While it’s a natural instinct to ensure someone that everything is fine to minimize the problem, such as saying, “I’m stressed out too,” “Other people I know have it worse,” “It’s too simple to stress about,” etc., it actually doesn’t work. Sometimes, it could even make the person feel worse.

Remember, not everyone is in the same boat and not everyone can easily deal with their problems just like how others do. So, what you can do instead to comfort a friend or a relative is to validate what they’re feeling. Try to convey that their frustrations are reasonable.

Lines like “That seems upsetting. You were really disappointed, weren’t you?” would already make them feel listened to and connected to someone who really cares for them and their feelings.

Let Them Talk

People who are going through something, especially the challenges that are already affecting their mental wellbeing, need someone to vent to or else, the feelings they’re keeping inside might manifest physically and could affect their physical health.

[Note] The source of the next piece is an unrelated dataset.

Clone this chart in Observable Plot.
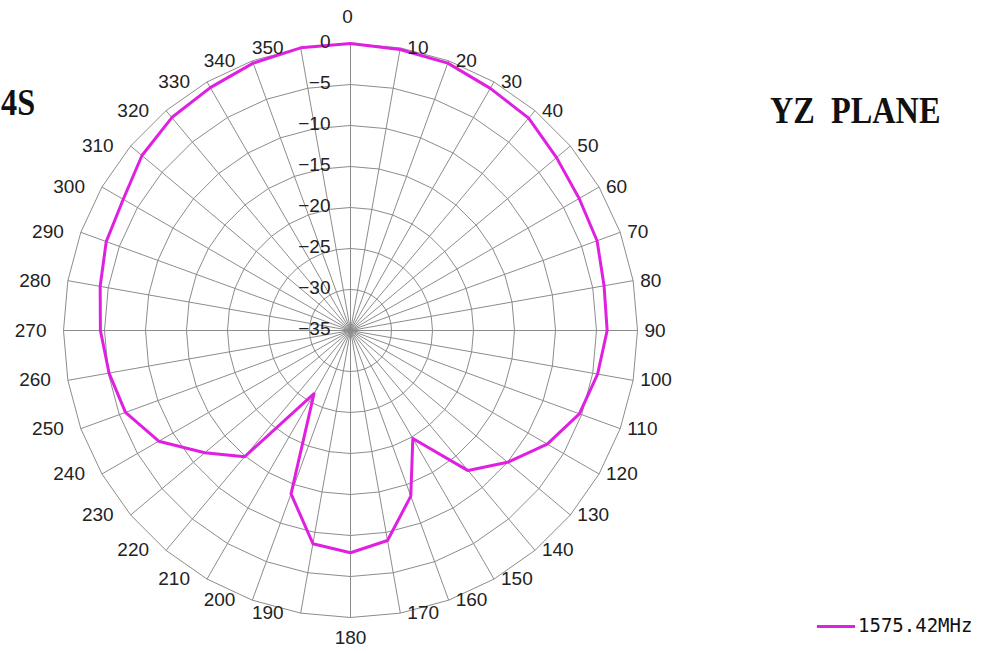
<!DOCTYPE html>
<html>
<head>
<meta charset="utf-8">
<script src="https://cdn.jsdelivr.net/npm/d3@7"></script>
<script src="https://cdn.jsdelivr.net/npm/@observablehq/plot@0.6"></script>
<style>
  html, body { margin: 0; padding: 0; background: #fff; }
  #wrap { position: relative; width: 984px; height: 653px; overflow: hidden; background: #fff; }
  .ttl { position: absolute; font-family: "Liberation Serif", serif; font-weight: bold; font-size: 38px; line-height: 1; color: #111; white-space: pre; }
  #legend { position: absolute; left: 817px; top: 616px; display: flex; align-items: center; font-family: "DejaVu Sans Mono", monospace; font-size: 19px; line-height: 1; color: #111; }
  #legend .sw { width: 38px; height: 3px; background: #e020e0; margin-right: 3px; margin-top: 1px; }
</style>
</head>
<body>
<div id="wrap">
  <div id="chart"></div>
  <div class="ttl" style="left:770px; top:91px; transform: scaleX(0.85); transform-origin: left top;">YZ  PLANE</div>
  <div class="ttl" style="left:1px; top:83px; transform: scaleX(0.85); transform-origin: left top;">4S</div>
  <div id="legend"><div class="sw"></div><span>1575.42MHz</span></div>
</div>
<script>
// Angles (degrees, clockwise from top)
const angles = [0,10,20,30,40,50,60,70,80,90,100,110,120,130,140,150,160,170,180,190,200,210,220,230,240,250,260,270,280,290,300,310,320,330,340,350];
// Gain (dB) at 1575.42MHz
const gain = [0,-0.2,-0.3,-0.9,-1.2,-2.2,-2.8,-3.0,-3.6,-3.7,-4.4,-5.3,-7.3,-10.0,-12.7,-19.8,-13.5,-9.0,-7.9,-8.6,-13.8,-26.1,-14.9,-11.8,-8.0,-5.8,-5.1,-4.5,-4.0,-3.3,-3.0,-1.8,-1.1,-0.8,-0.3,0];
// Radial ring levels (dB)
const ringLevels = [-30,-25,-20,-15,-10,-5,0];
const radialTicks = [0,-5,-10,-15,-20,-25,-30,-35];
const rMin = -35, rMax = 0;

const lon = a => 180 - a;               // angle -> longitude
const lat = db => 90 - (db - rMin);     // dB -> latitude (pole = -35 dB)
const outerLat = lat(rMax);

const series = angles.map((a, i) => ({a, g: gain[i]}));
const closed = [...series, series[0]];
const ringPts = ringLevels.flatMap(level => [...angles, angles[0]].map(a => ({level, a})));

const rightAngles = angles.filter(a => a > 0 && a < 180);
const leftAngles = angles.filter(a => a > 180);

const grid = "#8c8c8c";
const fontSize = 19;

const chart = Plot.plot({
  width: 984,
  height: 653,
  marginLeft: 63,
  marginRight: 347,
  marginTop: 43,
  marginBottom: 36,
  style: {fontFamily: "Liberation Sans, Arial, sans-serif", background: "white", color: "#222"},
  projection: {
    type: "azimuthal-equidistant",
    rotate: [0, -90],
    domain: d3.geoCircle().center([0, 90]).radius(rMax - rMin).precision(1)(),
    inset: 0
  },
  marks: [
    Plot.line(ringPts, {x: d => lon(d.a), y: d => lat(d.level), z: "level", stroke: grid, strokeWidth: 1}),
    Plot.link(angles, {x1: a => lon(a), y1: () => 90, x2: a => lon(a), y2: () => outerLat, stroke: grid, strokeWidth: 1}),
    Plot.line(closed, {x: d => lon(d.a), y: d => lat(d.g), stroke: "#e020e0", strokeWidth: 3}),
    Plot.text(radialTicks, {x: () => 180, y: d => lat(d), text: d => d === 0 ? "0" : "−" + Math.abs(d), textAnchor: "end", dx: -20, dy: -2, fontSize, fill: "#222"}),
    Plot.text(rightAngles, {x: a => lon(a), y: () => outerLat, text: a => String(a), textAnchor: "start", dx: 7, fontSize, fill: "#222"}),
    Plot.text(leftAngles, {x: a => lon(a), y: () => outerLat, text: a => String(a), textAnchor: "end", dx: -17, fontSize, fill: "#222"}),
    Plot.text([0], {x: a => lon(a), y: () => outerLat, text: a => String(a), dx: -3, dy: -27, fontSize, fill: "#222"}),
    Plot.text([180], {x: a => lon(a), y: () => outerLat, text: a => String(a), dy: 20, fontSize, fill: "#222"})
  ]
});
document.getElementById("chart").appendChild(chart);
</script>
</body>
</html>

If your loved one needs help, encourage them to tell you how they feel and just let them talk. Let them release all their frustrations. This will help them process their feelings more. This may take some time and patience, though. But, some things might resolve on their own when they’re talked about.

Offer Your Presence

Sometimes, all a person will need is your presence, as it makes them feel safe. There are many ways how you can offer your presence to a friend or relative. One of them is to just try to visit them, so they’ll have company. In case they need someone to talk to, you’re already there to comfort them in person.

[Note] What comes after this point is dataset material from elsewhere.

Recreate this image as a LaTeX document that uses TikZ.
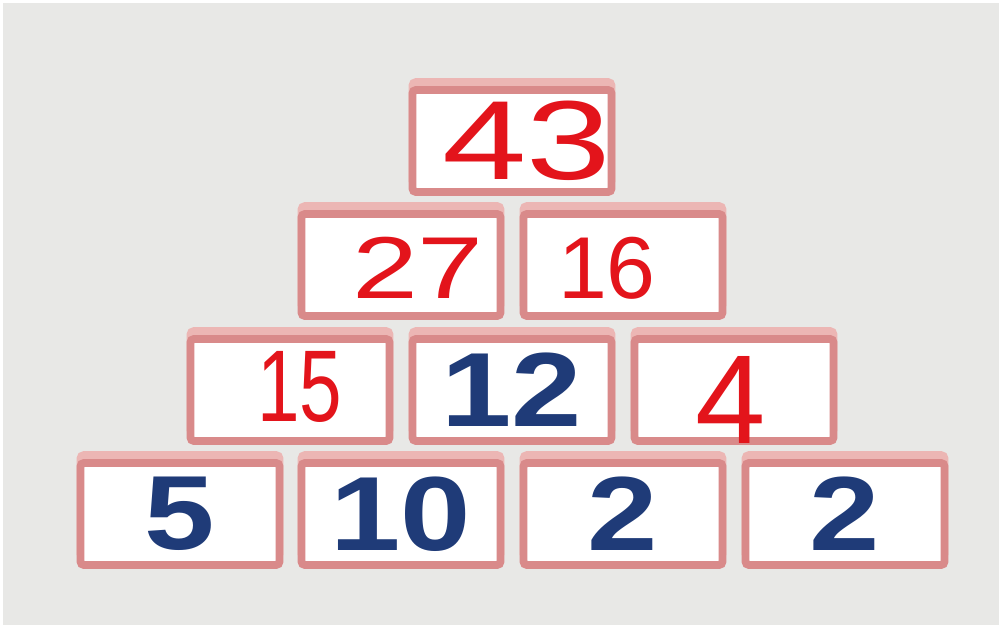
\documentclass[tikz,border=0pt]{standalone}
\usepackage{fontspec}
\setmainfont{Liberation Sans}
\newfontfamily\printfont[FakeStretch=1.2]{Liberation Sans}
\newfontfamily\penwide[FakeStretch=1.35]{Liberation Sans}
\newfontfamily\pennarrow[FakeStretch=0.75]{Liberation Sans}
\usetikzlibrary{positioning}

\definecolor{bgGray}{HTML}{E8E8E6}
\definecolor{brickLine}{HTML}{D98A8A}
\definecolor{brickPale}{HTML}{ECB6B4}
\definecolor{printNavy}{HTML}{1F3B78}
\definecolor{penRed}{HTML}{E3141B}

\tikzset{
  brick/.style={draw=brickLine, line width=4.5pt, fill=white, rounded corners=2pt,
    minimum width=3.98cm, minimum height=2.04cm, inner sep=0pt,
    preaction={draw=brickPale, line width=4.5pt, transform canvas={yshift=4.5pt}}},
  printed/.style={text=printNavy, font=\printfont\fontsize{60}{64}\selectfont\bfseries},
  penned/.style={text=penRed, inner sep=0pt}
}

\begin{document}
\begin{tikzpicture}[x=0.02cm, y=-0.02cm]
        % Nền
        \fill[white] (0,0) rectangle (1002,628);
        \fill[bgGray] (3,3) rectangle (999,625);
        \useasboundingbox (0,0) rectangle (1002,628);

        % Hàng dưới cùng
        \node[brick, printed] (b5)  at (180,514) {5};
        \node[brick, printed] (b10) at (401,514) {10};
        \node[brick, printed] (b2a) at (623,514) {2};
        \node[brick, printed] (b2b) at (845,514) {2};

        % Hàng thứ ba
        \node[brick] (b15) at (290,390) {};
        \node[brick, printed] (b12) at (512,390) {12};
        \node[brick] (b4)  at (734,390) {};

        % Hàng thứ hai
        \node[brick] (b27) at (401,265) {};
        \node[brick] (b16) at (623,265) {};

        % Đỉnh
        \node[brick] (b43) at (512,141) {};

        % Số viết tay (màu đỏ)
        \node[penned, font=\penwide\fontsize{64}{68}\selectfont] (t43) at ([xshift=0.3cm]b43.center) {43};
        \node[penned, font=\penwide\fontsize{50}{54}\selectfont] (t27) at ([xshift=0.34cm, yshift=-0.06cm]b27.center) {27};
        \node[penned, font=\fontsize{50}{54}\selectfont] (t16) at ([xshift=-0.32cm, yshift=-0.06cm]b16.center) {16};
        \node[penned, font=\pennarrow\fontsize{58}{62}\selectfont] (t15) at ([xshift=0.2cm, yshift=0.06cm]b15.center) {15};
        \node[penned, font=\fontsize{72}{76}\selectfont] (t4)  at ([xshift=-0.06cm, yshift=-0.2cm]b4.center) {4};
      \end{tikzpicture}
\end{document}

Another way you can offer your presence is to ask them if they want to do activities with you. This will help clear their mind, even just for a while. It could be a short walk outside or engaging in an exercise that will help them be grounded.

Empathize

Sometimes, it’s hard to completely understand what a person is going through, especially if you’ve never experienced it. But, try to put yourself in their shoes to help you see things the way they see it in their eyes.

It could be tempting to share your own experience to make them feel better. But, remember, in their eyes, nothing will compare to what they’re going through. Therefore, it may not be appropriate to talk about what you went through. So, just allow them to just have their moment to feel their emotions.

Offer Help with Chores

When a person is going through something, it can be hard for them to take care of themselves. And in some cases like clinical anxiety, patients may not have the energy to care for themselves too. They may not be able to eat or even follow the basic hygiene routines, as they’re just not emotionally up for it.

Hence, offering them a hand to do their chores such as cooking and cleaning would help a lot. So, if you can, stop by and check on them.

Ask What You Can Do

Some people like to be alone when they’re upset or anxious about something. They will just wait until it passes or is resolved before they open up to you about what they went through. But if you’re getting worried about your loved one, just ask what you can do for them to help them feel better. It lets them know you’re ready to listen whenever they’re ready.

While some people are good at hiding, going through something is not easy, especially if they’re facing all the hardships alone. Offering support, even just by lending your ears, will already help a lot.